From an operations perspective these kinds of outages are nothing new, and underscore why having “many eggs in few baskets” is such a problem. I believe we will see similar incidents when we have the first multi-datacenter failures where multiple providers lose significant parts of their infrastructure in a single geographic area. (Remember: location is a basket too!)
To really understand the current issue, I recommend Neal Stephenson’s incredible (and lengthy) Wired article from 1996 entitled “Mother Earth Mother Board“:
[…] It sometimes seems as though every force of nature, every flaw in the human character, and every biological organism on the planet is engaged in a competition to see which can sever the most cables. The Museum of Submarine Telegraphy in Porthcurno, England, has a display of wrecked cables bracketed to a slab of wood. Each is labeled with its cause of failure, some of which sound dramatic, some cryptic, some both: trawler maul, spewed core, intermittent disconnection, strained core, teredo worms, crab’s nest, perished core, fish bite, even “spliced by Italians.” The teredo worm is like a science fiction creature, a bivalve with a rasp-edged shell that it uses like a buzz saw to cut through wood – or through submarine cables. Cable companies learned the hard way, early on, that it likes to eat gutta-percha, and subsequent cables received a helical wrapping of copper tape to stop it.
[…] There is also the obvious threat of sabotage by a hostile government, but, surprisingly, this almost never happens. When cypherpunk Doug Barnes was researching his Caribbean project, he spent some time looking into this, because it was exactly the kind of threat he was worried about in the case of a data haven. Somewhat to his own surprise and relief, he concluded that it simply wasn’t going to happen. “Cutting a submarine cable,” Barnes says, “is like starting a nuclear war. It’s easy to do, the results are devastating, and as soon as one country does it, all of the others will retaliate.”
As the capacity of optical fibers climbs, so does the economic damage caused when the cable is severed. FLAG makes its money by selling capacity to long-distance carriers, who turn around and resell it to end users at rates that are increasingly determined by what the market will bear. If FLAG gets chopped, no calls get through. The carriers’ phone calls get routed to FLAG’s competitors (other cables or satellites), and FLAG loses the revenue represented by those calls until the cable is repaired. The amount of revenue it loses is a function of how many calls the cable is physically capable of carrying, how close to capacity the cable is running, and what prices the market will bear for calls on the broken cable segment. In other words, a break between Dubai and Bombay might cost FLAG more in revenue loss than a break between Korea and Japan if calls between Dubai and Bombay cost more.
The rule of thumb for calculating revenue loss works like this: for every penny per minute that the long distance market will bear on a particular route, the loss of revenue, should FLAG be severed on that route, is about $3,000 a minute.

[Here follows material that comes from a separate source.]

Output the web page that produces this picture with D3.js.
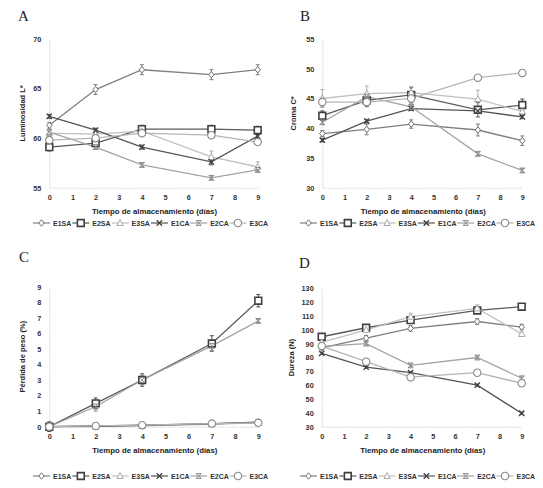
<!DOCTYPE html>
<html>
<head>
<meta charset="utf-8">
<script src="https://cdn.jsdelivr.net/npm/d3@7"></script>
<style>
  body { margin: 0; background: #fff; }
  svg text { font-family: "Liberation Sans", Arial, sans-serif; }
</style>
</head>
<body>
<div id="wrapper"></div>
<script>
// días de almacenamiento
const days = [0, 2, 4, 7, 9]
const xTicks = [0, 1, 2, 3, 4, 5, 6, 7, 8, 9]
const seriesNames = ["E1SA", "E2SA", "E3SA", "E1CA", "E2CA", "E3CA"]

// A - Luminosidad L*
const lumValues = [
    [61.3, 64.9, 66.9, 66.4, 66.9],
    [59.1, 59.5, 60.9, 60.9, 60.8],
    [60.5, 60.4, 60.7, 58.1, 57.1],
    [62.2, 60.8, 59.1, 57.6, 60.2],
    [60.6, 59.1, 57.3, 56.0, 56.8],
    [59.8, 60.0, 60.5, 60.3, 59.6]
]
const lumErr = [
    [0.3, 0.5, 0.5, 0.5, 0.5],
    [0.4, 0.3, 0.4, 0.4, 0.4],
    [0.3, 0.3, 0.5, 0.6, 0.5],
    [0.2, 0.2, 0.2, 0.3, 0.2],
    [0.2, 0.2, 0.2, 0.2, 0.2],
    [0.2, 0.2, 0.2, 0.2, 0.2]
]
const lumTicks = [55, 60, 65, 70]

// B - Croma C*
const cromaValues = [
    [39.1, 39.8, 40.7, 39.7, 37.9],
    [42.1, 44.7, 45.6, 43.1, 43.9],
    [45.0, 45.8, 46.0, 44.9, 42.8],
    [38.0, 41.2, 43.3, 42.9, 41.9],
    [41.0, 45.3, 43.6, 35.7, 32.9],
    [44.4, 44.4, 45.0, 48.5, 49.3]
]
const cromaErr = [
    [0.5, 0.9, 0.7, 1.0, 0.8],
    [0.8, 1.0, 1.2, 1.2, 1.0],
    [1.5, 1.3, 1.0, 1.5, 0.5],
    [0.3, 0.3, 0.3, 0.3, 0.3],
    [0.3, 0.3, 0.3, 0.3, 0.3],
    [0.8, 0.8, 0.8, 0.3, 0.3]
]
const cromaTicks = [30, 35, 40, 45, 50, 55]

// C - Pérdida de peso (%)
const pesoValues = [
    [0, 0.05, 0.1, 0.2, 0.3],
    [0, 1.5, 3.0, 5.35, 8.1],
    [0, 0.02, 0.05, 0.15, 0.25],
    [0, 0.03, 0.08, 0.18, 0.28],
    [0, 1.3, 3.0, 5.2, 6.8],
    [0, 0.05, 0.1, 0.2, 0.25]
]
const pesoErr = [
    [0.3, 0.05, 0.05, 0.05, 0.05],
    [0.3, 0.35, 0.4, 0.5, 0.4],
    [0.05, 0.05, 0.05, 0.05, 0.05],
    [0.05, 0.05, 0.05, 0.05, 0.05],
    [0.2, 0.3, 0.3, 0.3, 0.1],
    [0.05, 0.05, 0.05, 0.05, 0.05]
]
const pesoTicks = [0, 1, 2, 3, 4, 5, 6, 7, 8, 9]

// D - Dureza (N)
const durezaValues = [
    [87, 94, 101, 106, 102],
    [95, 101.5, 107, 114, 116.7],
    [91, 100, 109.5, 115.5, 97],
    [83, 73, 69, 60, 39.7],
    [88, 90, 74.3, 80, 65],
    [88.3, 77, 65.8, 69, 61.4]
]
const durezaErr = [
    [1.5, 2, 2, 2, 2],
    [1, 1, 1.5, 1.5, 1],
    [1.5, 1.5, 2.5, 2.5, 1.5],
    [0.8, 0.8, 0.8, 0.8, 0.8],
    [1, 1, 1, 1, 1],
    [1, 1, 1, 1, 1]
]
const durezaTicks = [30, 40, 50, 60, 70, 80, 90, 100, 110, 120, 130]

const xTitle = "Tiempo de almacenamiento (días)"

// estilos de cada serie
const colors = ["#7f7f7f", "#5a5a5a", "#c0c0c0", "#555555", "#a3a3a3", "#b5b5b5"]
const markerColors = ["#6f6f6f", "#404040", "#a8a8a8", "#404040", "#8c8c8c", "#8a8a8a"]
const markers = [
    "M0,-3.2L2.7,0L0,3.2L-2.7,0Z",
    "M-3.4,-3.4H3.4V3.4H-3.4Z",
    "M0,-3.4L3.2,2.5H-3.2Z",
    "M-2.7,-2.7L2.7,2.7M2.7,-2.7L-2.7,2.7",
    "M-2.4,-2.4L2.4,2.4M2.4,-2.4L-2.4,2.4M-2.7,-2.4H2.7M-2.7,2.4H2.7",
    "M3.7,0A3.7,3.7 0 1,1 -3.7,0A3.7,3.7 0 1,1 3.7,0Z"
]
const markerWidths = [1, 1.6, 1, 1.3, 1, 1.1]

const svg = d3.select("#wrapper").append("svg")
    .attr("width", 543).attr("height", 488)

const panels = [
    { letter: "A", lx: 18, ly: 21, left: 49.3, right: 257.7, top: 39, bottom: 187.7,
      domain: [55, 70], ticks: lumTicks, yLabel: "Luminosidad L*", yLabelX: 25,
      values: lumValues, err: lumErr, xTitleY: 214, legendX: 33, legendY: 223 },
    { letter: "B", lx: 300, ly: 21, left: 322.3, right: 522.3, top: 39, bottom: 187.7,
      domain: [30, 55], ticks: cromaTicks, yLabel: "Croma C*", yLabelX: 296,
      values: cromaValues, err: cromaErr, xTitleY: 214, legendX: 300, legendY: 223 },
    { letter: "C", lx: 19, ly: 262, left: 49.3, right: 258.3, top: 286.7, bottom: 426.7,
      domain: [0, 9], ticks: pesoTicks, yLabel: "Pérdida de peso (%)", yLabelX: 25,
      values: pesoValues, err: pesoErr, xTitleY: 453, legendX: 33, legendY: 476 },
    { letter: "D", lx: 299, ly: 268, left: 321.7, right: 521.7, top: 288.3, bottom: 426.7,
      domain: [30, 130], ticks: durezaTicks, yLabel: "Dureza (N)", yLabelX: 294,
      values: durezaValues, err: durezaErr, xTitleY: 453, legendX: 300, legendY: 476 }
]

panels.forEach(drawPanel)

function drawPanel(p) {
    const x = d3.scaleLinear().domain([0, 9]).range([p.left, p.right])
    const y = d3.scaleLinear().domain(p.domain).range([p.bottom, p.top])
    const g = svg.append("g")

    g.append("text")
        .attr("x", p.lx).attr("y", p.ly)
        .style("font-family", "'Liberation Serif', 'DejaVu Serif', serif")
        .style("font-size", "15px")
        .style("fill", "#222")
        .text(p.letter)

    const yAxis = g.append("g")
        .attr("transform", `translate(${p.left},0)`)
        .call(d3.axisLeft(y).tickValues(p.ticks).tickSize(0).tickPadding(8).tickFormat(d3.format("d")))
    const xAxis = g.append("g")
        .attr("transform", `translate(0,${p.bottom})`)
        .call(d3.axisBottom(x).tickValues(xTicks).tickSize(0).tickPadding(7))
    ;[yAxis, xAxis].forEach(ax => {
        ax.select(".domain").attr("stroke", "#d4d4d4").attr("stroke-width", 1).attr("stroke-dasharray", "1.5,1")
        ax.selectAll("text")
            .style("font-size", "7.3px").style("font-weight", "bold").style("fill", "#333")
    })

    g.append("text")
        .attr("transform", `translate(${p.yLabelX},${(p.top + p.bottom) / 2}) rotate(-90)`)
        .attr("text-anchor", "middle")
        .style("font-size", "7.5px").style("font-weight", "bold").style("fill", "#222")
        .text(p.yLabel)

    g.append("text")
        .attr("x", (p.left + p.right) / 2 + 1).attr("y", p.xTitleY)
        .attr("text-anchor", "middle")
        .style("font-size", "7.8px").style("font-weight", "bold").style("fill", "#222")
        .text(xTitle)

    const line = d3.line().x((d, i) => x(days[i])).y(d => y(d))

    p.values.forEach((vals, s) => {
        g.append("path")
            .datum(vals)
            .attr("d", line)
            .attr("fill", "none")
            .attr("stroke", colors[s])
            .attr("stroke-width", 1.3)
    })

    // barras de error
    p.values.forEach((vals, s) => {
        vals.forEach((v, i) => {
            const e = p.err[s][i]
            const cx = x(days[i])
            const eg = g.append("g").attr("stroke", markerColors[s]).attr("stroke-width", 0.9)
            eg.append("line").attr("x1", cx).attr("x2", cx).attr("y1", y(v - e)).attr("y2", y(v + e))
            eg.append("line").attr("x1", cx - 2).attr("x2", cx + 2).attr("y1", y(v - e)).attr("y2", y(v - e))
            eg.append("line").attr("x1", cx - 2).attr("x2", cx + 2).attr("y1", y(v + e)).attr("y2", y(v + e))
        })
    })

    p.values.forEach((vals, s) => {
        g.selectAll(null)
            .data(vals)
            .enter()
            .append("path")
            .attr("d", markers[s])
            .attr("transform", (d, i) => `translate(${x(days[i])},${y(d)})`)
            .attr("fill", "#fff")
            .attr("stroke", markerColors[s])
            .attr("stroke-width", markerWidths[s])
    })

    // leyenda
    const step = 39.3
    seriesNames.forEach((name, s) => {
        const lx = p.legendX + s * step
        g.append("line")
            .attr("x1", lx).attr("x2", lx + 17)
            .attr("y1", p.legendY).attr("y2", p.legendY)
            .attr("stroke", colors[s]).attr("stroke-width", 1.2)
        g.append("path")
            .attr("d", markers[s])
            .attr("transform", `translate(${lx + 8.5},${p.legendY})`)
            .attr("fill", "#fff")
            .attr("stroke", markerColors[s])
            .attr("stroke-width", markerWidths[s])
        g.append("text")
            .attr("x", lx + 20).attr("y", p.legendY + 2.5)
            .style("font-size", "7px").style("font-weight", "bold").style("fill", "#333")
            .text(name)
    })
}
</script>
</body>
</html>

So if calls on that route are a dime a minute, the damage is $30,000 a minute, and if calls are a dollar a minute, the damage is almost a third of a million dollars for every minute the cable is down. Upcoming advances in fiber bandwidth may push this figure, for some cables, past the million-dollar-a-minute mark. [Link]
Update Feb-06 @ 08:52 GMT: I am aware of five cable segments that are experiencing problems, including one that was reported on January 23rd which had a repair already underway. I don’t think this is a “fifth cut” as some people are starting to report, and I’ll post an update if that changes.
A lot of needless confusion and worry could be avoided if FLAG Telecom and the other carriers involved would provide timely and useful updates on their website. It appears that they are doing a good job of restoring connectivity, but they are terrible job of telling an increasingly concerned public exactly what is going on. This kind of confusion resulted in false reports that “Iran was completely offline“, which was corrected by the Renesys blog team after the story spread to influential blogs, Slashdot, Digg, and the mainstream media.